UP TO 750,000 drivers in NSW will be forced to pay at least $150 more for petrol each year when the government bans regular unleaded petrol in July.
NSW is the only government in Australia to ban regular unleaded petrol and replace it with fuel blended with 10 per cent ethanol.
But modelling by the University of Queensland and the Victorian Automobile Chamber of Commerce obtained by the Herald shows 25 per cent of NSW cars cannot use ethanol fuel and will be forced to use premium fuel instead.
With support from the Liberal and National parties, the former Labor government passed legislation in 2007 banning unleaded fuel, arguing that ethanol-blended fuel was better for the environment.
The Coalition supported the laws despite the fact that among those bearing the extra cost would be nearly 100,000 NSW motorists who drive cars made before 1986, many of whom live in rural Australia.
Almost all motorcyclists in NSW and drivers of several popular makes and models, such as all Ford Lasers and many Mazdas made before 2005, will also have to pay more as their vehicles cannot run on ethanol-blended petrol.
Anton le Rutte, of the Boat Owners Association of NSW, said most boats would also be unable to use ethanol fuel because it absorbed moisture and disintegrated and had a risk of starting fires in older boats.
At an average extra of 10¢ a litre for premium fuel, the average motorist will be paying $150 more a year.
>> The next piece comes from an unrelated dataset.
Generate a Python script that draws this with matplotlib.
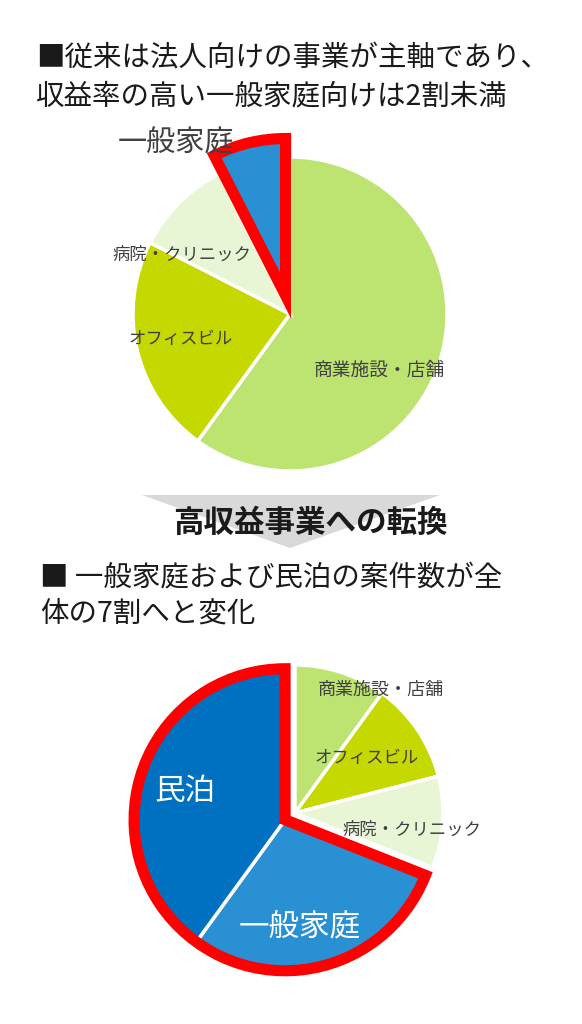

For a car with a 60-litre fuel tank, filling up once a week, it will cost an extra $300 a year.
The study was prepared for the ethanol industry. It used data from 2009 to project that, as of last year, only 75 per cent of 3 million passenger vehicles and motorbikes in NSW would be able to run on ethanol-blended fuel.
The extra cost to be borne by motorists was scarcely mentioned in the parliamentary debate on the legislation.
Tony Kelly, then the minister for rural affairs, said motorists who had to switch to premium unleaded would ''enjoy a higher-octane, cleaner-burning fuel''.
Andrew Stoner, the Deputy Premier, supported the legislation, despite airing industry concerns that some motorists would have to pay 12¢ a litre more for ''nothing other than government policy''.
The Energy Minister, Chris Hartcher, did not respond to questions about whether he was concerned about the extra costs motorists would face or whether he had considered policies to offset them.
Kathleen Cash, a graphic designer from Rosebery, was totally unaware that regular unleaded petrol was being phased out and that she would have to pay more for premium fuel.
Ms Cash is thinking about trading in her 1998 Daewoo, which cannot run on ethanol-blended fuel, but her son looks likely to inherit it.
''I don't really understand why it's going to cost more for older cars,'' she said.
''I think it's really unfair that people who have older cars have to pay more''.